Collect each line of the records containing the string "this".

--- SUPPLIED MATERIAL ---

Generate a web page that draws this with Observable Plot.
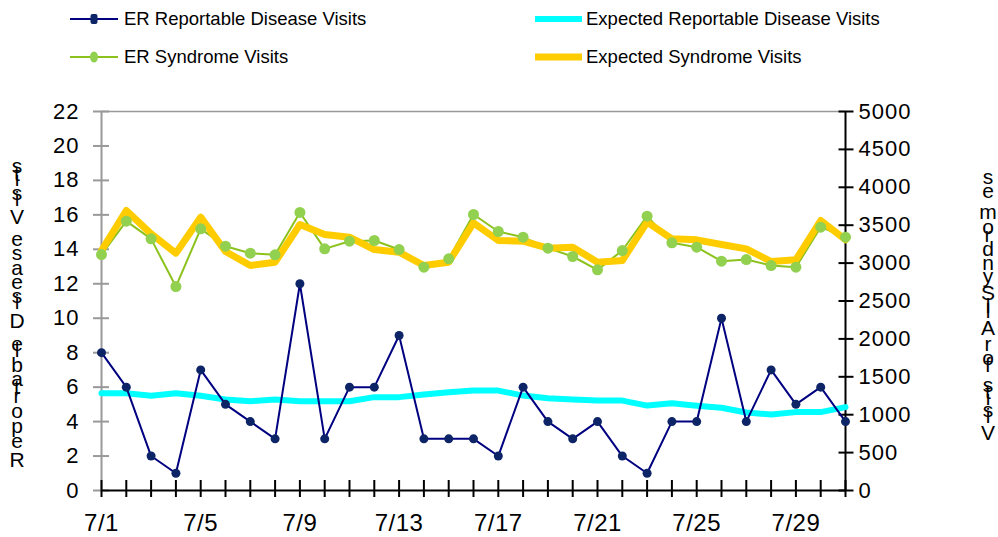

---
--- SUPPLIED MATERIAL ---

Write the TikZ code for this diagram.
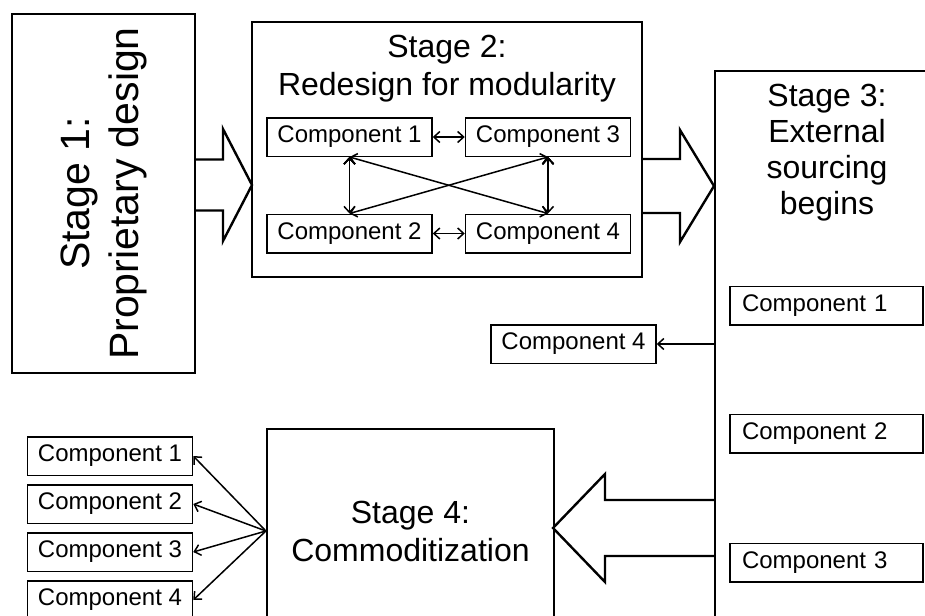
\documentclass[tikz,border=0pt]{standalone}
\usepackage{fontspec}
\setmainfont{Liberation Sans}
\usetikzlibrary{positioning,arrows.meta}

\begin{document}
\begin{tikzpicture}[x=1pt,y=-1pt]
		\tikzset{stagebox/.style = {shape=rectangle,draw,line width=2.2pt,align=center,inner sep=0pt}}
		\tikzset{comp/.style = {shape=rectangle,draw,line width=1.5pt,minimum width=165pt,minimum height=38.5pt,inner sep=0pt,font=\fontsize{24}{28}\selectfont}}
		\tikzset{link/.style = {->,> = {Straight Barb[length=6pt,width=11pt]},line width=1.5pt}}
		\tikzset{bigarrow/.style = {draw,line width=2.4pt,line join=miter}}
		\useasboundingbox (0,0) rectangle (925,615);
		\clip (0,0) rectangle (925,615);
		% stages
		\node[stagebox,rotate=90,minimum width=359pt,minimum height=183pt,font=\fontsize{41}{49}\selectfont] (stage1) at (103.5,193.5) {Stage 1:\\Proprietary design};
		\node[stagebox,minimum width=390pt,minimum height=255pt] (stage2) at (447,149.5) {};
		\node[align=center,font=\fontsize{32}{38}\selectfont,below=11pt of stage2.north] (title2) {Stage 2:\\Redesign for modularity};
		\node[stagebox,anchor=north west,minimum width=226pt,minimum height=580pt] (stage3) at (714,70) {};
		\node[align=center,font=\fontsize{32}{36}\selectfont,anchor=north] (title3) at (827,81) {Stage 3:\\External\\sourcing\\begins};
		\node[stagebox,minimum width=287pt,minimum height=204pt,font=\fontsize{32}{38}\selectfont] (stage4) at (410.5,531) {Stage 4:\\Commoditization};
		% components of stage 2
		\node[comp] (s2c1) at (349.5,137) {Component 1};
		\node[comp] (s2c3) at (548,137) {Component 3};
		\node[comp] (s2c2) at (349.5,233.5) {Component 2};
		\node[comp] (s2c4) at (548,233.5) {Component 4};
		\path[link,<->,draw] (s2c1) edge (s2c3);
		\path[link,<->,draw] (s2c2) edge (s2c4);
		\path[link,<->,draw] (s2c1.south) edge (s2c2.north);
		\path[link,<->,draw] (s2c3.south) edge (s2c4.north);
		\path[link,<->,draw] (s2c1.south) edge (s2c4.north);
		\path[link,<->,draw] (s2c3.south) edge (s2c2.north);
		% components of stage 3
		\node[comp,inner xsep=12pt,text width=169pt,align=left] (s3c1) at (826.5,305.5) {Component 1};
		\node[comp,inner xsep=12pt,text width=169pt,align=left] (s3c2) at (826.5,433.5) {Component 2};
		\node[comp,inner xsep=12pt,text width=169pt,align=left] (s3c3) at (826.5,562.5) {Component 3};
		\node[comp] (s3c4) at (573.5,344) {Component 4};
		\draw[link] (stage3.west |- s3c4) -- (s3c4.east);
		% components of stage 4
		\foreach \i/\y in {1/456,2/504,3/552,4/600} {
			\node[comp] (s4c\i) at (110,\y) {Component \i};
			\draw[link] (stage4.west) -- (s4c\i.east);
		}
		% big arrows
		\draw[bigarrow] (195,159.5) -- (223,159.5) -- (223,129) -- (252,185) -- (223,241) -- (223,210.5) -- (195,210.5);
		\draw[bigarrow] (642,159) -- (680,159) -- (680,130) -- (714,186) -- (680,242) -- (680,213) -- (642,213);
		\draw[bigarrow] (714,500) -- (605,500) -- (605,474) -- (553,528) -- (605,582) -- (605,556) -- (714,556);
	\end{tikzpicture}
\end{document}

---
--- SUPPLIED MATERIAL ---

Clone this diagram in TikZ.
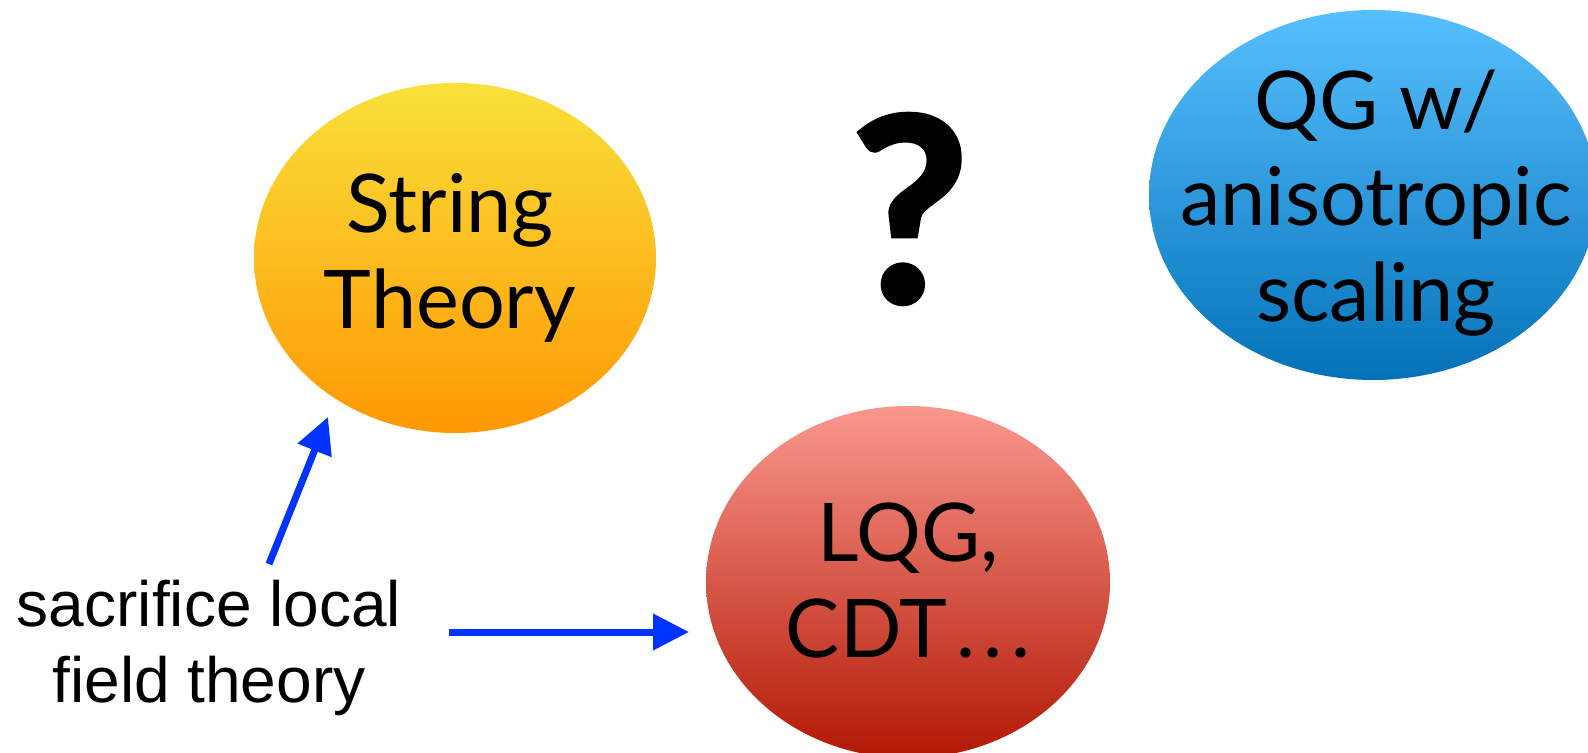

---

**TASK OUTPUT:**
Generate a web page that draws this with Observable Plot.
Write the TikZ code for this diagram.
Clone this diagram in TikZ.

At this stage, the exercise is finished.